═══ Records supplied

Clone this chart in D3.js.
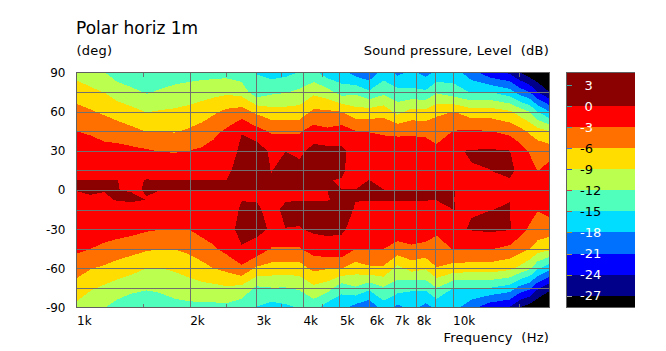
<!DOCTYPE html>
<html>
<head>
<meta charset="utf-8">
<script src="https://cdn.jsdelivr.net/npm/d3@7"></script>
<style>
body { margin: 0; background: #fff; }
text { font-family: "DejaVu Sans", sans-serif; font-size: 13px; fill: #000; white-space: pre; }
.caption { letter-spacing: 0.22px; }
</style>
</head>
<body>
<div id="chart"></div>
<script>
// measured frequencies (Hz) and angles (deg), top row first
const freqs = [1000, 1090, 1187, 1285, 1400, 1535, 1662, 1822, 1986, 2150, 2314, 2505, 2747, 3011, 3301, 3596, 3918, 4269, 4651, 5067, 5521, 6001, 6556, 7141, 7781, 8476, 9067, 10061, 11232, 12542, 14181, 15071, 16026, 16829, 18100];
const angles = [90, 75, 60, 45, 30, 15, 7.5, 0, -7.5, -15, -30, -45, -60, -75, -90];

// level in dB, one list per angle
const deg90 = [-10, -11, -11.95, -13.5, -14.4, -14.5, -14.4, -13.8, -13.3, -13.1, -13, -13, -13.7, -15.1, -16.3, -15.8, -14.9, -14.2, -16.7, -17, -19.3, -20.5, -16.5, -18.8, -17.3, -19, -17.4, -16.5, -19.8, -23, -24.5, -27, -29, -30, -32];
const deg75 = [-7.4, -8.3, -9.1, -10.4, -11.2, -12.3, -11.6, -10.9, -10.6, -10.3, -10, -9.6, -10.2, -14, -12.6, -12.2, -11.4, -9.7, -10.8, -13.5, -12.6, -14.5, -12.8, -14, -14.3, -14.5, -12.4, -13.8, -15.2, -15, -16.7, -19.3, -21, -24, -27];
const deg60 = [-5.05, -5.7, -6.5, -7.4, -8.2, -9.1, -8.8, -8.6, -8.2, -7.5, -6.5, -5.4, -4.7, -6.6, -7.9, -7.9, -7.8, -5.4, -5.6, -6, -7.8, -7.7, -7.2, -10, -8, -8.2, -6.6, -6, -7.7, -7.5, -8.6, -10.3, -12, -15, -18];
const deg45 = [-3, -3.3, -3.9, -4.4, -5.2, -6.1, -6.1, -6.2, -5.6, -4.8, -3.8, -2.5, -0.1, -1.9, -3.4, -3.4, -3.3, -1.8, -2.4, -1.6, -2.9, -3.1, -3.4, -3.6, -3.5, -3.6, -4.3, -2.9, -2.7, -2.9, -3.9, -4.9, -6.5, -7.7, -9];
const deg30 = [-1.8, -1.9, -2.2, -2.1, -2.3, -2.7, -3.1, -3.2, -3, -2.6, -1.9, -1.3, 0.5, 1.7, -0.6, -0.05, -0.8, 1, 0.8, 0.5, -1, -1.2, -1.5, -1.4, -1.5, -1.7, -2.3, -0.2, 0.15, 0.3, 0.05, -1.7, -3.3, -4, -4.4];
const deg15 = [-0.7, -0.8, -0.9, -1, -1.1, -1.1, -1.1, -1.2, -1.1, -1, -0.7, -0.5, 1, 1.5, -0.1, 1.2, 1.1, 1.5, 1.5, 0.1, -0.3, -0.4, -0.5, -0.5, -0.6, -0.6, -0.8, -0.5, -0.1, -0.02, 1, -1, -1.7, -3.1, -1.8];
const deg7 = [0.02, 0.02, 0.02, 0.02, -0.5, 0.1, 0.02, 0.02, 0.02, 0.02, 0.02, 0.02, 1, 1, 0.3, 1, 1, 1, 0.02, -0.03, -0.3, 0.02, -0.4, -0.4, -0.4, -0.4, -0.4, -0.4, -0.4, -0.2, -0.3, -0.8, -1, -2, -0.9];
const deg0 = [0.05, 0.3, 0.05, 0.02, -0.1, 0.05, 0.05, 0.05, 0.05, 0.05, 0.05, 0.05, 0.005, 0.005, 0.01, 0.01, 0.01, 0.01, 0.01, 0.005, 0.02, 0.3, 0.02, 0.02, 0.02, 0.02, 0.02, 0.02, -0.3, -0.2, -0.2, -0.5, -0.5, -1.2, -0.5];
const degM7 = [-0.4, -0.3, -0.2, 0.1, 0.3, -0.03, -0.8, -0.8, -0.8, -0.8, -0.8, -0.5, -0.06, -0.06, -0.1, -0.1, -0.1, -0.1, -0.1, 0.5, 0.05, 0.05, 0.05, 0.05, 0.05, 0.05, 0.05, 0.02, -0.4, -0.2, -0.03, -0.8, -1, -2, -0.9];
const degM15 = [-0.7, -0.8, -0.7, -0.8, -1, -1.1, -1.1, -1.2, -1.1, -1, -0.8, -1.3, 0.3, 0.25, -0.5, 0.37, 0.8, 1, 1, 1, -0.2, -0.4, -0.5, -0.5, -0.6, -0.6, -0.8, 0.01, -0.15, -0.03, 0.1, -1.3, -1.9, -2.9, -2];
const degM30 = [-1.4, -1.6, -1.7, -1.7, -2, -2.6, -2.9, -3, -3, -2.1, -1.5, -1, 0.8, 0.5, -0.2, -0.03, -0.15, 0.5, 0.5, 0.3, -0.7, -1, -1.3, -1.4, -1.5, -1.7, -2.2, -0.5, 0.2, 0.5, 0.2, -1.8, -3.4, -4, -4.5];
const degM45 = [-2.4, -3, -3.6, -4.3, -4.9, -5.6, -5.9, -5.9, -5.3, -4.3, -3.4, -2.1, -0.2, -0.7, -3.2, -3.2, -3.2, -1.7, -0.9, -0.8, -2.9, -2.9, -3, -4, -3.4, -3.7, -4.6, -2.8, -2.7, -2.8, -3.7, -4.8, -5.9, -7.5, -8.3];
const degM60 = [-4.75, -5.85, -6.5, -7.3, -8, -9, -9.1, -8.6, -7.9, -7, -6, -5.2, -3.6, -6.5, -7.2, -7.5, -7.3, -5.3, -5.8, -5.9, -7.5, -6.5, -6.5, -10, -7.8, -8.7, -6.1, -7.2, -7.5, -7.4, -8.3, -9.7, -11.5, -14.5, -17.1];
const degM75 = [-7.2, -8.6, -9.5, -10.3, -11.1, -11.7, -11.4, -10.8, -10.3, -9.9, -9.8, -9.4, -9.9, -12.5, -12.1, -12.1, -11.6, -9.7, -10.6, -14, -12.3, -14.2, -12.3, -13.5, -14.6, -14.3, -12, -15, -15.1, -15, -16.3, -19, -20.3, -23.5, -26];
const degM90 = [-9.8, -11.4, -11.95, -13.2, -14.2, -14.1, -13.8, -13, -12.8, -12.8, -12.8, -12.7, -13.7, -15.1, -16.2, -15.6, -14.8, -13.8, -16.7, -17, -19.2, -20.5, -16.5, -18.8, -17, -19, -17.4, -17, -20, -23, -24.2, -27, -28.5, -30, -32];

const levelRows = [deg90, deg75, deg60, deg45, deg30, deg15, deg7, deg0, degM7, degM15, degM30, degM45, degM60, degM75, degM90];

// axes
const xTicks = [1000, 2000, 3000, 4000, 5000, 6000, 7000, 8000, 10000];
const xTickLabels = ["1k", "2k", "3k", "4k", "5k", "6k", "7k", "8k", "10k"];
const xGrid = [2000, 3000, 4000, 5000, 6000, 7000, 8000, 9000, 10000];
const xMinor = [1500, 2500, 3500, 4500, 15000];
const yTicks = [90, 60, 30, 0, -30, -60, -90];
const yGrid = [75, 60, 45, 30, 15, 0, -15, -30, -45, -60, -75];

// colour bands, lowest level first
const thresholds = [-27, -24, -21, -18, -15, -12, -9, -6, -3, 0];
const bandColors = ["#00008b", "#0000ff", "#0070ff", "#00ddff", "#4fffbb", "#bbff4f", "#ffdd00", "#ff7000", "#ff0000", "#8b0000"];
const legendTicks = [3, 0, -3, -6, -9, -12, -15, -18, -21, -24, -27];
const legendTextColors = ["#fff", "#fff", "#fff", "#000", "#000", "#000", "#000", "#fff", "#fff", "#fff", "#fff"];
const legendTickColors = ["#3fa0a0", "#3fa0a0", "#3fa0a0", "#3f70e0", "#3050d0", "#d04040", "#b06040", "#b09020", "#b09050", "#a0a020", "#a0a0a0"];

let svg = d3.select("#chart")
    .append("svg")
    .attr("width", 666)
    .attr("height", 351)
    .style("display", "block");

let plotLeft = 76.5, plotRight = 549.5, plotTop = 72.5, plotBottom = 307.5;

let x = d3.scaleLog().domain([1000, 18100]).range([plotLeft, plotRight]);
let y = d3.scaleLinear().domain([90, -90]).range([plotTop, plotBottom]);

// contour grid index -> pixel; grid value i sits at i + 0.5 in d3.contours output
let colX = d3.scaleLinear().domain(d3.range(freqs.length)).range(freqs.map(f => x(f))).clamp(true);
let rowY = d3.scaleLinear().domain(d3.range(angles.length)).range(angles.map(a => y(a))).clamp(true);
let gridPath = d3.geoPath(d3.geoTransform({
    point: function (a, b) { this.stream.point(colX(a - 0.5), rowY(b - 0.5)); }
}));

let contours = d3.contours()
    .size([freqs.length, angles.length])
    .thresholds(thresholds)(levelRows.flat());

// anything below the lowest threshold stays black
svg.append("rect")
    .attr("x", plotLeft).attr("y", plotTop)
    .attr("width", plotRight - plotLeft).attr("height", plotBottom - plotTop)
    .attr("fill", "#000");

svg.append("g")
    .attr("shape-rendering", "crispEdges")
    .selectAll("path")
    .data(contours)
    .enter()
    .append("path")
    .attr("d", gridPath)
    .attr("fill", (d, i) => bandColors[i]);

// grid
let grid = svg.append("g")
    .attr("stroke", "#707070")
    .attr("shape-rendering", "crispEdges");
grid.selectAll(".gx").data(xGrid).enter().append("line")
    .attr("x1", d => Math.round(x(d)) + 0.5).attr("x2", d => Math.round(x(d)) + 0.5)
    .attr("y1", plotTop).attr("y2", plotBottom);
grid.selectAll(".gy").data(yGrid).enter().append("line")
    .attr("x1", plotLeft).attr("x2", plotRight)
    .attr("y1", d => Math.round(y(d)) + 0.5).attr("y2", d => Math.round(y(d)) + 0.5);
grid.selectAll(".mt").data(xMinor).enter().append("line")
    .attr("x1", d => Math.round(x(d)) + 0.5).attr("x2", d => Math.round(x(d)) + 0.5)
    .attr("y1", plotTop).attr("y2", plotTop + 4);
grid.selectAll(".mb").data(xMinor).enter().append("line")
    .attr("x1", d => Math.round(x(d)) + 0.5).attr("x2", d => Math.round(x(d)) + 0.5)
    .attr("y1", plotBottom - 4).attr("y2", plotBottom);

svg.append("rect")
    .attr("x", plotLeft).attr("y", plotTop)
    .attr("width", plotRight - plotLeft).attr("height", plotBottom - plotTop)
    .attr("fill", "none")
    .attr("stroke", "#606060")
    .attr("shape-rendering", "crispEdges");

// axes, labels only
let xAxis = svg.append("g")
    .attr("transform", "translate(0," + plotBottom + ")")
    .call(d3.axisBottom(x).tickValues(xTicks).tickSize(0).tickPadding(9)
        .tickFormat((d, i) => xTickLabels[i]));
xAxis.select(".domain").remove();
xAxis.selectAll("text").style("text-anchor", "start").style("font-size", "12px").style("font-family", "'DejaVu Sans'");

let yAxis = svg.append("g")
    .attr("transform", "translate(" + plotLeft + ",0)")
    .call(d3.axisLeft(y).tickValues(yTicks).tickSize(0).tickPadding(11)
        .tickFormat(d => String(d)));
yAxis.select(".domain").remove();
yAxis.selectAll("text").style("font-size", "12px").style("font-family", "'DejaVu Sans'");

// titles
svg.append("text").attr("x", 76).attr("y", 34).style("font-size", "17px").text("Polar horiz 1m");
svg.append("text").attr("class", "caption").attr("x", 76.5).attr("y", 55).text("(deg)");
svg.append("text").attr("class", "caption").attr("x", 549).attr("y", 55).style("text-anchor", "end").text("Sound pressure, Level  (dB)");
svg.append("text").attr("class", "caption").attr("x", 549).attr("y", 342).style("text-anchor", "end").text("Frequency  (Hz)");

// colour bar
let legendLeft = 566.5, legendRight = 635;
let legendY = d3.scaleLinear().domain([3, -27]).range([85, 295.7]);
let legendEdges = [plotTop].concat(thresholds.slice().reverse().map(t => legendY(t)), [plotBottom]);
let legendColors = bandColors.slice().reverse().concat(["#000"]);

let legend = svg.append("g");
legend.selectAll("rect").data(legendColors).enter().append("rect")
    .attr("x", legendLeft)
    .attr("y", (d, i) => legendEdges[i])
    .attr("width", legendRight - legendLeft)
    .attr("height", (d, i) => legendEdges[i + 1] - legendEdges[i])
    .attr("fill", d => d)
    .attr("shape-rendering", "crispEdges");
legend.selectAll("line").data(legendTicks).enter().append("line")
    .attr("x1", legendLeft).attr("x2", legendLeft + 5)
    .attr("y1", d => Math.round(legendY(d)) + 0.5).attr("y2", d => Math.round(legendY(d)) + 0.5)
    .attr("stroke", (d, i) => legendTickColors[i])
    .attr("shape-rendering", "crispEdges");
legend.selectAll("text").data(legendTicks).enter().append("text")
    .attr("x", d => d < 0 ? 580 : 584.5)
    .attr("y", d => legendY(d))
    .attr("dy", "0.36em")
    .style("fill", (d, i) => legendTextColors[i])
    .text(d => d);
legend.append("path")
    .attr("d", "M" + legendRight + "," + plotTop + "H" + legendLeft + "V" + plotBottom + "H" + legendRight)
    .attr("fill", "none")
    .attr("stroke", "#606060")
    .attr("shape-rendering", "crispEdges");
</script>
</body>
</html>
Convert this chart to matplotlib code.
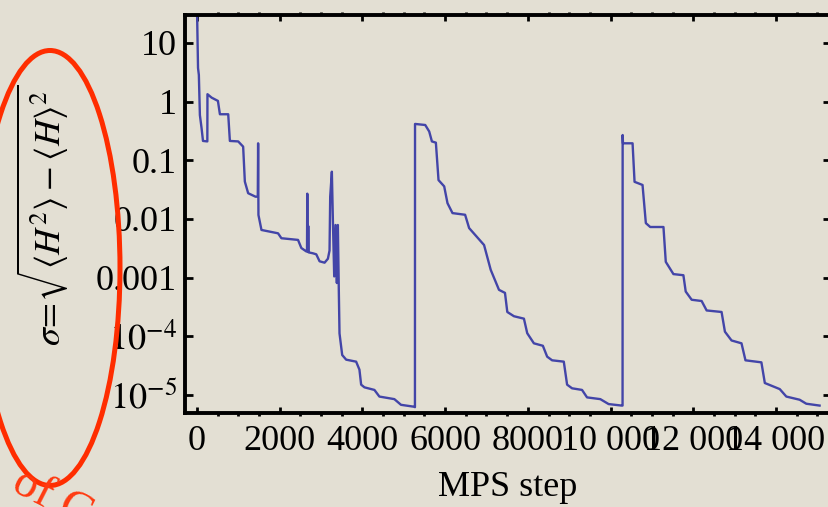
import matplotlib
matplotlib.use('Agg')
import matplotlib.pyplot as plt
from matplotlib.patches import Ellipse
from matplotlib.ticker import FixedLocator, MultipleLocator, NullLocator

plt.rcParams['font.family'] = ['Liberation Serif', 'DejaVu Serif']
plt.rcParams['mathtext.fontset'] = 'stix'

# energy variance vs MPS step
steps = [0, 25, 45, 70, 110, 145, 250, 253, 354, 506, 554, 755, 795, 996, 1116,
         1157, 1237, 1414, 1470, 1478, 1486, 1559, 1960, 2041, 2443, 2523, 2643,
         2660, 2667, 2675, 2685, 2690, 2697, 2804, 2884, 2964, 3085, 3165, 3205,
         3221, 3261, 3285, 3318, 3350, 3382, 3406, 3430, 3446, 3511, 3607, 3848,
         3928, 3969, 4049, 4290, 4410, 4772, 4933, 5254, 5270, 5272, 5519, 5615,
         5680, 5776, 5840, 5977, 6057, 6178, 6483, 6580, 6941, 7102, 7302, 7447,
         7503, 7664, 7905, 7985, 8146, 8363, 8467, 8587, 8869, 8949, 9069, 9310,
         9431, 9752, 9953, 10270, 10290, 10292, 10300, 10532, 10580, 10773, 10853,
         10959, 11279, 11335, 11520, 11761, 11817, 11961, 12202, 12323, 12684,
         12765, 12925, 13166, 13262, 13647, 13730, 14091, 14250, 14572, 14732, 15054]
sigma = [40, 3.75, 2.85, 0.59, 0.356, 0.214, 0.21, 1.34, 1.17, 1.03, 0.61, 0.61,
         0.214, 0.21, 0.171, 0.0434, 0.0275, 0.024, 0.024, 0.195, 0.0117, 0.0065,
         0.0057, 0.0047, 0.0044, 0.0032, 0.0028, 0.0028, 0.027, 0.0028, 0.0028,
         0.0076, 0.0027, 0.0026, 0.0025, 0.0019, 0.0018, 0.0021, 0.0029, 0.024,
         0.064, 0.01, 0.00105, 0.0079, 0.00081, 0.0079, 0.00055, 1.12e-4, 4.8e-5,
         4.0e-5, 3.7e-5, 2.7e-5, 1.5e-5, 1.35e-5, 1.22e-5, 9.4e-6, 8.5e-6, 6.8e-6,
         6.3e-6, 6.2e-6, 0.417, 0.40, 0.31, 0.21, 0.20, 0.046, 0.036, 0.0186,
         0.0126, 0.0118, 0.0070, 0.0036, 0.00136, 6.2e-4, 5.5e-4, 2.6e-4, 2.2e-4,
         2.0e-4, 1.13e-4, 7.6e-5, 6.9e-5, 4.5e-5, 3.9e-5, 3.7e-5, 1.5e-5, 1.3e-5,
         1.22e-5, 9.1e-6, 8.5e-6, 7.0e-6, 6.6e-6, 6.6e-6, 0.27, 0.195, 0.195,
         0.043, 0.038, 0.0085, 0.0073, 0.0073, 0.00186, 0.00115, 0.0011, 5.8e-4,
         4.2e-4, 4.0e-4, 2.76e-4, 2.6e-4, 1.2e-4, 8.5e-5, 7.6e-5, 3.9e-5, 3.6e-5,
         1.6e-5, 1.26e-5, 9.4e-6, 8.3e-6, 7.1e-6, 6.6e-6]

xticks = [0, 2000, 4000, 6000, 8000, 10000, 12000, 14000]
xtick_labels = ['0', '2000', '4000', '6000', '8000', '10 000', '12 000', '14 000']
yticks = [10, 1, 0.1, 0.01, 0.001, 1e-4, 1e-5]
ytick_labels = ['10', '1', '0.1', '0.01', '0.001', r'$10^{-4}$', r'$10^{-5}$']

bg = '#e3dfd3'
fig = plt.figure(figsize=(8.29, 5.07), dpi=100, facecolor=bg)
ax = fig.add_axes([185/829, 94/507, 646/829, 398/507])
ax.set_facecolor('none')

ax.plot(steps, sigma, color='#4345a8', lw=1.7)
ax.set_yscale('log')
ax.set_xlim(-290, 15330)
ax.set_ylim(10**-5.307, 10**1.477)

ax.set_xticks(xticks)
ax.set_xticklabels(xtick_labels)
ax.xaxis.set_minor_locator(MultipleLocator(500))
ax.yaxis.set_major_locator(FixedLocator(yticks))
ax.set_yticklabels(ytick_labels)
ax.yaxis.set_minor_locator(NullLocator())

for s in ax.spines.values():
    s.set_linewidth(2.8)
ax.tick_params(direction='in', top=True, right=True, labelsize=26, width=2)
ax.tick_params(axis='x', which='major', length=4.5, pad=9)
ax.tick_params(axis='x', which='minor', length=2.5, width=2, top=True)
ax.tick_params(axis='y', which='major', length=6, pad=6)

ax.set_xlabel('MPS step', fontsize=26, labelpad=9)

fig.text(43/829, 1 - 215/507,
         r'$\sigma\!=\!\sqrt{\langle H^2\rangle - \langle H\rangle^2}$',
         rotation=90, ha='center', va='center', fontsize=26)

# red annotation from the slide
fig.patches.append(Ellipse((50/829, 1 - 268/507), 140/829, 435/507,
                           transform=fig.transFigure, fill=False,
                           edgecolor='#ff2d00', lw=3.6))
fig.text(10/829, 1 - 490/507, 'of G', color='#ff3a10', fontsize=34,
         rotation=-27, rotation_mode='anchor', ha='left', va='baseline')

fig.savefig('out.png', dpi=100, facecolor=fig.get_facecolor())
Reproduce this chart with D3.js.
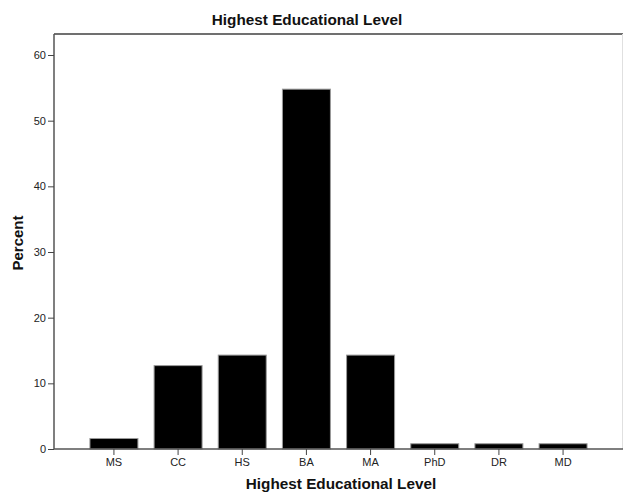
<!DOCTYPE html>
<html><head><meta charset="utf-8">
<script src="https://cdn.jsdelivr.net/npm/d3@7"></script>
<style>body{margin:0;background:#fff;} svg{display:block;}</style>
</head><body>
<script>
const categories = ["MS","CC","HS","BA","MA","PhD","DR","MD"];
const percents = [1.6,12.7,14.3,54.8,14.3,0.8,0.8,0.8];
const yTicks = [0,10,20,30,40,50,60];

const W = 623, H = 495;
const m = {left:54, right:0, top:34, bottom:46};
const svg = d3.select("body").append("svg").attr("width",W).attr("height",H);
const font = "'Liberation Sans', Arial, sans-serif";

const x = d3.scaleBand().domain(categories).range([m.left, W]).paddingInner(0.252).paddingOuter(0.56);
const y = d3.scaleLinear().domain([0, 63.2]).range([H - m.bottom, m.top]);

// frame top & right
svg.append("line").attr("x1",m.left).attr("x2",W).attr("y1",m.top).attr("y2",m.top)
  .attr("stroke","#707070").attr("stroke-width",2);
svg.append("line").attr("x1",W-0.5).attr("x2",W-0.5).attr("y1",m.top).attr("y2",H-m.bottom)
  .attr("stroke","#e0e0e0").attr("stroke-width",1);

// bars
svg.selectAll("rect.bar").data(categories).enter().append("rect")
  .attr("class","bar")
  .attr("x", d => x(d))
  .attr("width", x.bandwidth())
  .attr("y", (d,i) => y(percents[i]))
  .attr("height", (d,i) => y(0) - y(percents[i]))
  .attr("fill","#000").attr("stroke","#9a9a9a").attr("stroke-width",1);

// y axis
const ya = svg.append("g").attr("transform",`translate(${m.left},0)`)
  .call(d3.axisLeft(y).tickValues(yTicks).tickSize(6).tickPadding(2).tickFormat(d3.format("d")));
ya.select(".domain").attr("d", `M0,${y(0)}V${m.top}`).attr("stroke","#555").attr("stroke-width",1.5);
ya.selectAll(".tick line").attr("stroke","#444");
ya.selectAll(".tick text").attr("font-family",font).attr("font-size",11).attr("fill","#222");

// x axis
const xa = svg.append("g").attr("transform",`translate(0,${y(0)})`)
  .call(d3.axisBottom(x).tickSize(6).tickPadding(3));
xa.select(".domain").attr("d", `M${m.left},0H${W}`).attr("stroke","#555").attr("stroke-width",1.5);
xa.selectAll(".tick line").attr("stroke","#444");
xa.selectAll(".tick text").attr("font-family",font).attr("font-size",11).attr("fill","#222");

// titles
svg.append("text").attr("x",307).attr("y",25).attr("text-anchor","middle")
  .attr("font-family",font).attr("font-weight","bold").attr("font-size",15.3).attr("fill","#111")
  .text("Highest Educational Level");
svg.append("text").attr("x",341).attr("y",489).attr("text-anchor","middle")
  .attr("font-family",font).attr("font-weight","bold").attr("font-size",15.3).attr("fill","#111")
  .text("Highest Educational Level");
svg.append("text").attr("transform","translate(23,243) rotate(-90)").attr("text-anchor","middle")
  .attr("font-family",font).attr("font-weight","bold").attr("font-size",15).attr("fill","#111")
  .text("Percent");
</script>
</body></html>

══════

* The problem: Pictures are not part of the copy. Reproduce the lines from the one containing "Convert this chart to matplotlib code." through the one containing "plt.rcParams['mathtext.fontset'] = 'stix'", exactly and nothing more.

* Answer for the task:
Convert this chart to matplotlib code.
import matplotlib
matplotlib.use('Agg')
import matplotlib.pyplot as plt
from matplotlib.patches import Ellipse
from matplotlib.ticker import FixedLocator, MultipleLocator, NullLocator

plt.rcParams['font.family'] = ['Liberation Serif', 'DejaVu Serif']
plt.rcParams['mathtext.fontset'] = 'stix'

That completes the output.